Manly Man, Leg Crosser or Intellectual: Part I
Manly Man, Leg Crosser or Intellectual: Part II
I've had several people ask if I'd write more about my brother.
So, by popular demand, here it is:
If you haven't noticed, it's time I let you know that I have the best brother in the world. His long list of talents goes on and on. He's written a book; he's been a rocket scientist--literally; he's helped make robots THAT MOVE. He can scale any mountain; he can probably ski backwards. Why, you ask? Just because he's awesome!
My brother is my hero. We all have to have a hero. So, if you already have one, maybe you shouldn't read on. Because today, after reading this story and watching this video, you might have a new hero. You might shun the old one since they can't make robots THAT MOVE. And they won't help you create videos quite as nice as the one below.
So, read on . . . only if you dare!
When I think of my brother, so many different stories come to mind. The time we got stuck on a mountain of snow; the time I flew over my bike's handlebars because I wanted to speed faster than my bro; the time we went rock climbing and camped out for weeks. Those are great stories, but some of the best memories are the little ones. I'm going to write about one of those today.
Disclaimer: I've heard this story so many times, from so many different people, I don't know if I was there for the whole experience, or if I just feel like I was. If this isn't completely accurate, please forgive me. This is a classic story in my family and I want to do it as much justice as I can.
My brother and one of his teenage friends (let's call him "Bob") decided to stay the night at our house. They were a couple of goofballs and played Nintendo until it was really late.
The whole time they played, my brother's friend, Bob kept saying, "Man, your feet stink."

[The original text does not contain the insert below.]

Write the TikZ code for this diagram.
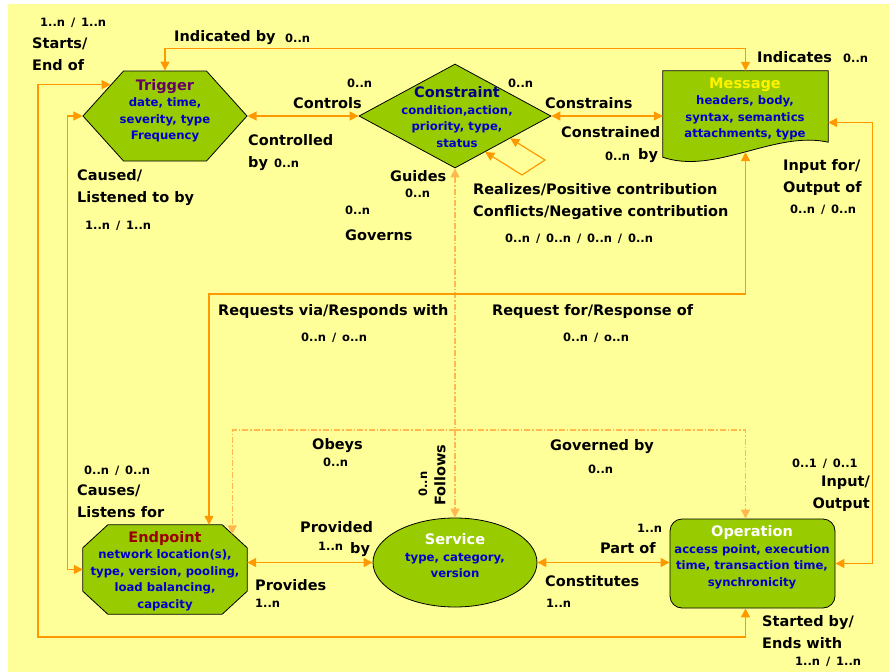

Now if you ask me, that wasn't good etiquette. If you're at someone's house and their feet DO stink, you don't tell them directly. You say something sweet like, "I've been thinking about taking a shower. Did you take a shower today? I'd love to wash my feet. Doesn't now sound like a great time to wash your feet?" I know it sounds girly and that's why Bob didn't say it, but that's what he should have done IF he had manners!
They played a bit longer, my brother probably winning all the while--since he always wins. I think every time Bob lost, he'd turn to my brother. "Man. They really do stink. I can't believe I can smell your feet from here!"
The kid scooted away, maybe just sore about losing, but still commenting about my brother's feet anyway. It got to the point of insanity. That kid practically ranted about my brother's radiating feet. He must have thought they smelled worse than Hell on a Sunday.
By the way, if that phrase (about Hell on a Sunday) confused you, then let me explain; Hell would smell worse on a Sunday because Satan hates the Christians' "holy day." Come to think of it, I bet he hates the original Sabbath as well! That Satan, he's just a big, fat weekend hater!
Anyway, back to the story . . . The kid lost again, put down his controller and hunkered off to the bathroom. That's when my brother got a great idea. He tiptoed over to Bob's pillow, gazed around, hunching as he slipped off his sweaty socks. First one, then the other. Just as he heard the toilet flushing down the hallway, my brother shoved his socks into Bob's pillow and snickered as he went back to the other side of the room.
When Bob entered the room, my brother suggested they be done playing games for the night. After all, it was getting late. Little did Bobby know, the greatest game of all was still afoot! But ignorant Bob, had regained a semblance of composure. He grabbed his pillow and blanket before trying to go to sleep on the floor. Just as his head sunk into the nice, soft pillow, Bob sniffed. He sniffed, once, twice, before jolting like a frightened cat.
"Man, your feet really DO stink!"
"No, I just washed them. You must be smelling something else," my brother said and held up his gleaming unsheathed feet.
"You washed them? Then how come I smell them from here?"
"Not sure." My brother shrugged. He closed his eyes and nestled into his own downy fresh pillow because sometimes it pays to be awesome!
Bob tried to go to sleep a few more times before finally grabbing his pillow and blanket. He trudged into the next room. "I can still smell your feet!" he yelled.
"That's not me. You must be smelling something else. Maybe your own feet." My brother chuckled into his pillow, the laugh of a scientist! Then he smiled--I bet he did--as he thought of Bob's dilemma and snuggled into his own sweet pillow. He had the best sleep ever, dreaming about golden socks and feet clothed in Hermes shoes.
I don't know if "Bob" ever found the socks in his pillow, but part of me wonders if he went home with a face that smelled worse than Hell on a Weekend.
If you dared to read on, I know that my brother is becoming your hero. How do I know? I just do. So if you want to solidify the fact, just watch this video! My brother helped me make it for a history class over a decade ago. I'll have you know, that I got an "A" on this project. All because my brother is the best!
P. S. When my poor mother realized we'd decapitated my Cabbage Patch doll, she was sooo sad. "That was a fifteen dollar doll!" she said.
"What can I say? She shouldn't have married Henry!"